start LISTING
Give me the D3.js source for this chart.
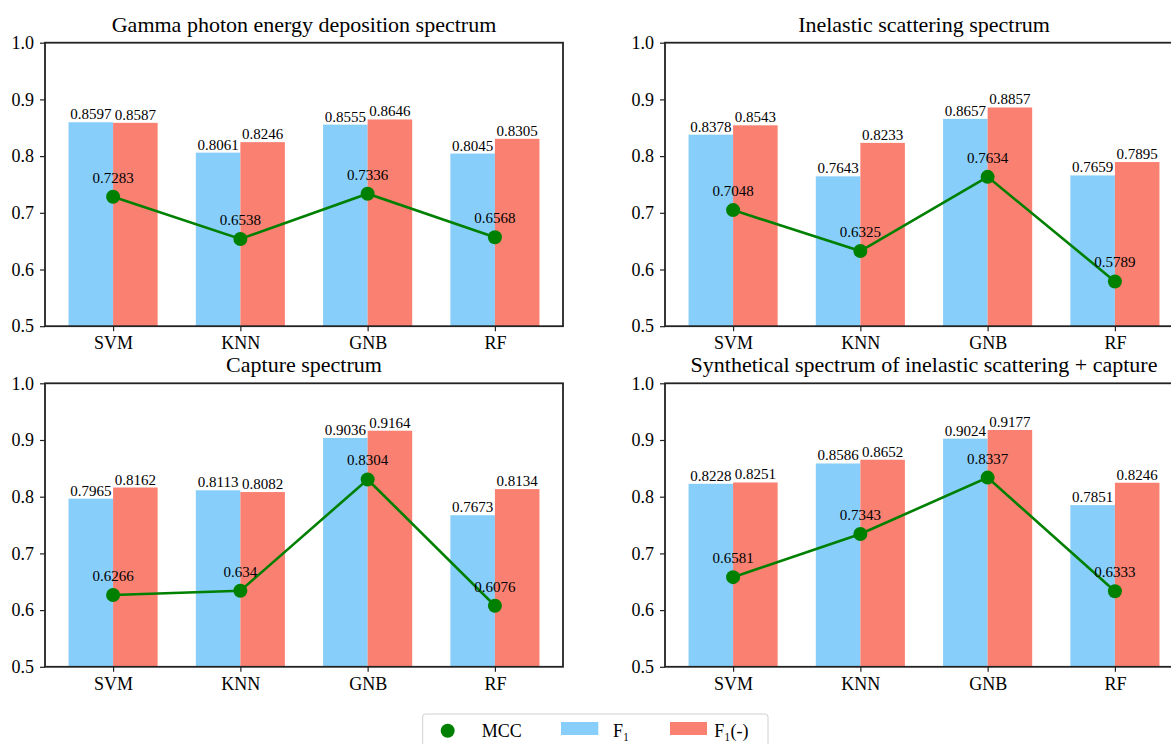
end LISTING
start LISTING
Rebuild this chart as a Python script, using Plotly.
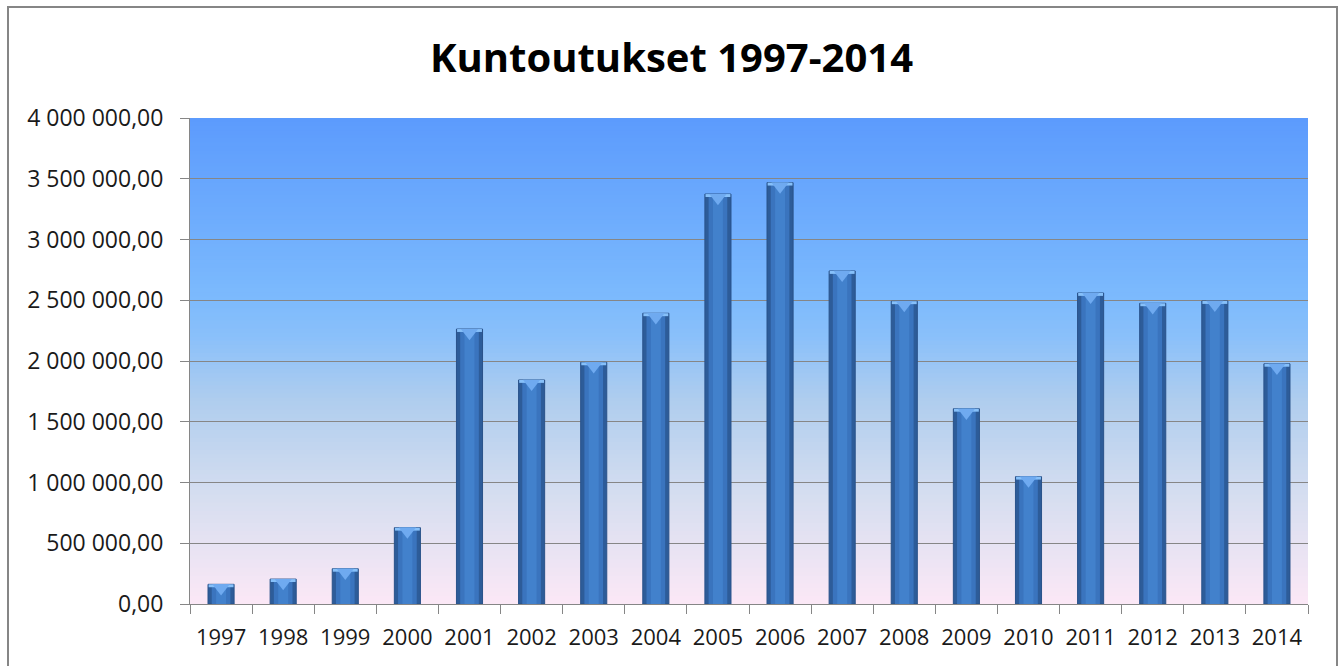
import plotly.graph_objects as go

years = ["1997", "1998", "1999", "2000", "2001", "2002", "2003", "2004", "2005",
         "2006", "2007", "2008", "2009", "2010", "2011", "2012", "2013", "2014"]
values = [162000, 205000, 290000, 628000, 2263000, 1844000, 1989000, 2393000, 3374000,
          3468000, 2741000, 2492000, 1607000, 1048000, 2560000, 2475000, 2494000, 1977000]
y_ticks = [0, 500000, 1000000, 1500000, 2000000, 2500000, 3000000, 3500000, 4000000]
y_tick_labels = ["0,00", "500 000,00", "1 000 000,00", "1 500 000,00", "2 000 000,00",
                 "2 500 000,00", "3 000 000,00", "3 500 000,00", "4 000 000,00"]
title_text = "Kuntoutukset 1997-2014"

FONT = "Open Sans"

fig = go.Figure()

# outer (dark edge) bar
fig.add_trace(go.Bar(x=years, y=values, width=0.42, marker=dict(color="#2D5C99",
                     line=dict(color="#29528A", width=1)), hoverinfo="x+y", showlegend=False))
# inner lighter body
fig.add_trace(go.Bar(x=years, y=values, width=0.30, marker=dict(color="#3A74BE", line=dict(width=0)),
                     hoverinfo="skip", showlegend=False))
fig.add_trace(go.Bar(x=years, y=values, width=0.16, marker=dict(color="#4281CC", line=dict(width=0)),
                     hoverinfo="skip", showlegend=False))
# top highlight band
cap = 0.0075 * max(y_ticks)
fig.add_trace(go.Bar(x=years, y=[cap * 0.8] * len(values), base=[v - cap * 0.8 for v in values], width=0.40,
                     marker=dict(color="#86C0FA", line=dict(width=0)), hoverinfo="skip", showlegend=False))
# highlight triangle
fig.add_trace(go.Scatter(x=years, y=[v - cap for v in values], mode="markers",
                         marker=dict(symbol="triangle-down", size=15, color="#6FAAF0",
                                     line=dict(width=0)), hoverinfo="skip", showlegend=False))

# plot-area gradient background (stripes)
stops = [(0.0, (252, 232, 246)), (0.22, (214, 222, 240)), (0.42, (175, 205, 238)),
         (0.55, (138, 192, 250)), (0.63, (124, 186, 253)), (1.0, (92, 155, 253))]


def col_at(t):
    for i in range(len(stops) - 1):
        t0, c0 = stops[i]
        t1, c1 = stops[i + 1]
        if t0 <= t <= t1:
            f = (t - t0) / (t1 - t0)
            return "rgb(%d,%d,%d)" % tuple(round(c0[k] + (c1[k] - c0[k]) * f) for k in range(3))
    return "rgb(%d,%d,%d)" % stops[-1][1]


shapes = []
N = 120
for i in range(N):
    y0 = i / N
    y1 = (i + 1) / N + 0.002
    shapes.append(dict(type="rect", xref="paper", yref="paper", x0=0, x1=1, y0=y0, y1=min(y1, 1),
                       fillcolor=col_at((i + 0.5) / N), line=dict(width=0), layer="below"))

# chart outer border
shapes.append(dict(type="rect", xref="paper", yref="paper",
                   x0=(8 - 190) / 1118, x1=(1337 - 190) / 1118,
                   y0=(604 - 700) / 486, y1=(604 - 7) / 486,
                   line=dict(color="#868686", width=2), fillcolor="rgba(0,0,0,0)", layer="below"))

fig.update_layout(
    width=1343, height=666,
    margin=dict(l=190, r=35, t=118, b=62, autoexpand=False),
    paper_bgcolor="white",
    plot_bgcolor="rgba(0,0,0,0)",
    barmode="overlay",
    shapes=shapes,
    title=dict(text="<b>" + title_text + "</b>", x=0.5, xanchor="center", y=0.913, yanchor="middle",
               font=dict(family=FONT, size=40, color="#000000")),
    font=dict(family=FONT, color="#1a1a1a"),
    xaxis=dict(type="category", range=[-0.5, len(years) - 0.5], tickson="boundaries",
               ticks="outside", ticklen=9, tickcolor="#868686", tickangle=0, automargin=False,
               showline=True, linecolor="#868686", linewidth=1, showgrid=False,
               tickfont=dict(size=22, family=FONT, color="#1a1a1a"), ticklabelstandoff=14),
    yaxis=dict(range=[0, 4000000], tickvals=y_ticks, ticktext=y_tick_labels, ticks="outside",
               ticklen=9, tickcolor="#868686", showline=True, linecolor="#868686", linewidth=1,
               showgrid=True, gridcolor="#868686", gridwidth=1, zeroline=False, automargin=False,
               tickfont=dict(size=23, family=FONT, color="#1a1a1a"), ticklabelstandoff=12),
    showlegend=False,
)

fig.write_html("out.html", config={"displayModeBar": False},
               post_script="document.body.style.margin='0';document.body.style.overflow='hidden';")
end LISTING
start LISTING
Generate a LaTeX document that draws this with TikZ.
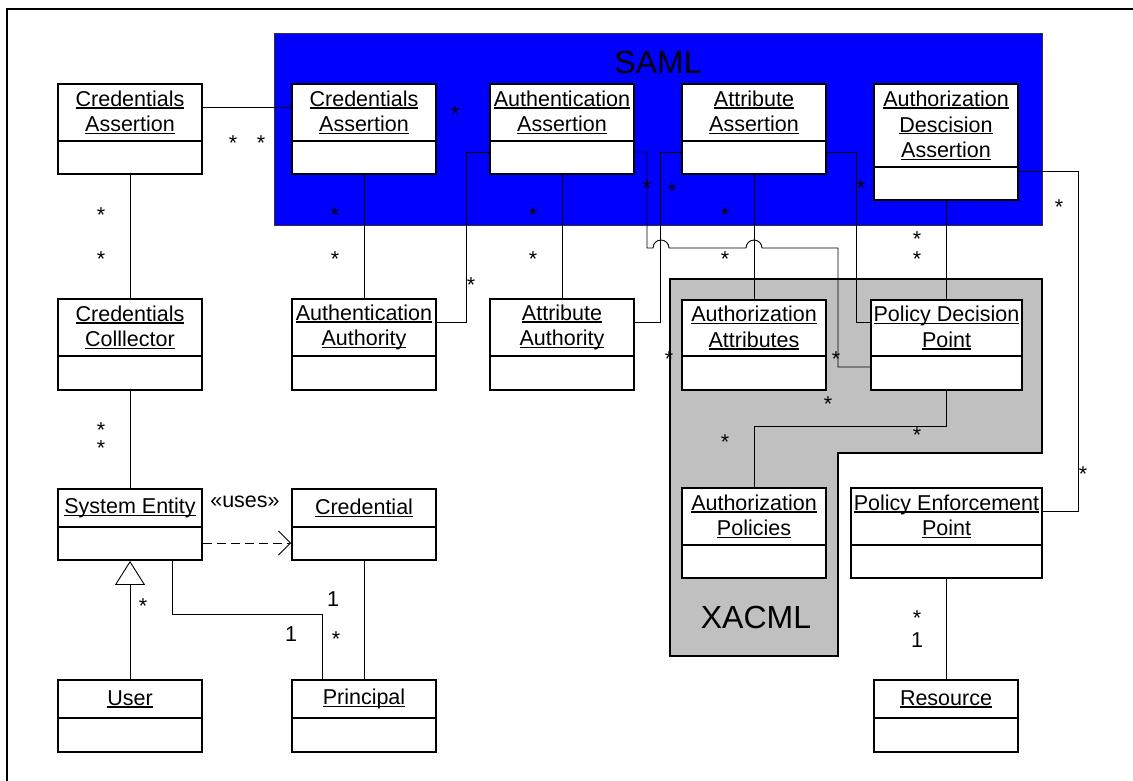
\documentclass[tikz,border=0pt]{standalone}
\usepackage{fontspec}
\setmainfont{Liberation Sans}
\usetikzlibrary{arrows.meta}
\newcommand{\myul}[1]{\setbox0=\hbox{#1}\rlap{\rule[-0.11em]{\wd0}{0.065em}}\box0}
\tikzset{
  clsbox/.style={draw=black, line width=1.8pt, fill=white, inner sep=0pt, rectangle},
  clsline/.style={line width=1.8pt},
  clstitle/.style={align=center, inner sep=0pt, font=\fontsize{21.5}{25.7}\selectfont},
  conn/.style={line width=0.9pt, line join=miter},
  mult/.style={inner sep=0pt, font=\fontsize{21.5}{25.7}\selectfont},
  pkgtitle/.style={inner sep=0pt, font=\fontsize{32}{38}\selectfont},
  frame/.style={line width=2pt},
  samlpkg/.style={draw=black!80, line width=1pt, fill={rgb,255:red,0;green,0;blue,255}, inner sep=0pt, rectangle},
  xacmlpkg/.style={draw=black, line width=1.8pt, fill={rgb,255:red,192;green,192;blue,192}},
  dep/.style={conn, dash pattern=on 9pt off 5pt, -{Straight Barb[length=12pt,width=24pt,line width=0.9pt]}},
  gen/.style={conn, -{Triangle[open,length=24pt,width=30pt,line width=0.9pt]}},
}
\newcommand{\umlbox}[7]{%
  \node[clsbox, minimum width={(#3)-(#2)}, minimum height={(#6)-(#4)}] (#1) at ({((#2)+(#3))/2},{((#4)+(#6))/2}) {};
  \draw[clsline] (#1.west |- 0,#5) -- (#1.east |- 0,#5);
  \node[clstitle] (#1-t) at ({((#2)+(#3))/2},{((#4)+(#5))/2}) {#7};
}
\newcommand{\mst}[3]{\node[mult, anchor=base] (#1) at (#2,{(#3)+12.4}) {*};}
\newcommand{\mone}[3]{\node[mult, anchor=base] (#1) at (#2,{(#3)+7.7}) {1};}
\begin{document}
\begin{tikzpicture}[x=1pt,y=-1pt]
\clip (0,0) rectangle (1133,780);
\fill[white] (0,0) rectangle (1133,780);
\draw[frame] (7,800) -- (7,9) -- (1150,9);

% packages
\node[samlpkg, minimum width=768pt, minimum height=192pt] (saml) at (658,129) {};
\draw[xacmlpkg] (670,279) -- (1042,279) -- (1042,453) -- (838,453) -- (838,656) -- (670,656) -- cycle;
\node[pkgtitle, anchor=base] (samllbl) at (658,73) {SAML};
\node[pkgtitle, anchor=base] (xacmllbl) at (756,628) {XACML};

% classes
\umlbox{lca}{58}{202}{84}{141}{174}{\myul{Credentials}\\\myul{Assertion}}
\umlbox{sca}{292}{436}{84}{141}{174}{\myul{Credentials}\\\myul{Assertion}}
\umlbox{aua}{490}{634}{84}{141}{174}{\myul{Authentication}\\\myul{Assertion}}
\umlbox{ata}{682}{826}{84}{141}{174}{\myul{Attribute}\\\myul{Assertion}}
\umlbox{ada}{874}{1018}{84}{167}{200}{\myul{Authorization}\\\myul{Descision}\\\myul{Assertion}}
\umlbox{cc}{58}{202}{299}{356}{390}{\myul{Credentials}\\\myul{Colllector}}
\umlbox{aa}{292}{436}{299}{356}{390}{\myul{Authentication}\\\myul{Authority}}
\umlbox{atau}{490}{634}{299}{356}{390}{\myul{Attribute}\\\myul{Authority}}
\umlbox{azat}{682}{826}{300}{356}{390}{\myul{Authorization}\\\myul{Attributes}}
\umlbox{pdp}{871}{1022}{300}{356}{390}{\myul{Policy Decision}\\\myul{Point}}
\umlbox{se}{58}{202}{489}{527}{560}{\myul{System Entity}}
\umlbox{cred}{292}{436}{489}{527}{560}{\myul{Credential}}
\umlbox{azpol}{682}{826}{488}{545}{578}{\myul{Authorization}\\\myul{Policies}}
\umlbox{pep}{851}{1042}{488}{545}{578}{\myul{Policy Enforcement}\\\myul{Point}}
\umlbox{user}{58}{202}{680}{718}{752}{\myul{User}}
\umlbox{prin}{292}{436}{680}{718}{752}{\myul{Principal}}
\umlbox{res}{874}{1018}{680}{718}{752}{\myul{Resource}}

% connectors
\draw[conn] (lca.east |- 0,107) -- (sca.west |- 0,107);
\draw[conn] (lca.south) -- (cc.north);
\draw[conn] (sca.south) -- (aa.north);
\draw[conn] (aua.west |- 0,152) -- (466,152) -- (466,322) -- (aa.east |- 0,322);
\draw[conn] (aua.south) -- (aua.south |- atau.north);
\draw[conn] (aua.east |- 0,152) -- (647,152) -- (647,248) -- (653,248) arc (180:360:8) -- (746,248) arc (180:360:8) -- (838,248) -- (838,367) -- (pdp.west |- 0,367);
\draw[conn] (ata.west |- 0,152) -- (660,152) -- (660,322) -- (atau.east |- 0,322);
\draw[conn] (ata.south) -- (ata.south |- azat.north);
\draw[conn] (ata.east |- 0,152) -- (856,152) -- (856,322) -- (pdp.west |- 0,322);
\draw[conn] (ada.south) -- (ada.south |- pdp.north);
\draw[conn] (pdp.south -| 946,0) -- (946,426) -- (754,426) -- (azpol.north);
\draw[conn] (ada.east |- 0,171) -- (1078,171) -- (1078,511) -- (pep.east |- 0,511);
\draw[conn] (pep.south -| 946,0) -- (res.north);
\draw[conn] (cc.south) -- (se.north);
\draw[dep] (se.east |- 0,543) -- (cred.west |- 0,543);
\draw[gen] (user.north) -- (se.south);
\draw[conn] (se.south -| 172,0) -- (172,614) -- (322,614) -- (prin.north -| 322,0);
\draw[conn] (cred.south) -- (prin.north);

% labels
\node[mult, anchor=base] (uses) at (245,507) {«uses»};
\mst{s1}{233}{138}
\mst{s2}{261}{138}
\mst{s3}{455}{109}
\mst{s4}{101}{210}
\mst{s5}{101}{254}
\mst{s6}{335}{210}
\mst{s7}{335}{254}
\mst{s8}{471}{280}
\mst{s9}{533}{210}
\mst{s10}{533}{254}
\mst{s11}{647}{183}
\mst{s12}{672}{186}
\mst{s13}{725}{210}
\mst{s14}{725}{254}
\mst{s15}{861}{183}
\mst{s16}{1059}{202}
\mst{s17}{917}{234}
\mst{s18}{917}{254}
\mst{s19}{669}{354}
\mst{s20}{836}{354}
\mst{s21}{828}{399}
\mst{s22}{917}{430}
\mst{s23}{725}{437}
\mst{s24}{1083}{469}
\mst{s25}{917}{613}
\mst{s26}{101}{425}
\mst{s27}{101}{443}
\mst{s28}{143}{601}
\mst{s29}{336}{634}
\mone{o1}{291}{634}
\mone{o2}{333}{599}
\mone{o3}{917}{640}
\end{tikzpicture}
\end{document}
end LISTING
### [EXERCISE AIM]
Identify the lines that hold the word "this". Copy every one of them.

### [WRITTEN RESPONSE]
Give me the D3.js source for this chart.
Rebuild this chart as a Python script, using Plotly.
Generate a LaTeX document that draws this with TikZ.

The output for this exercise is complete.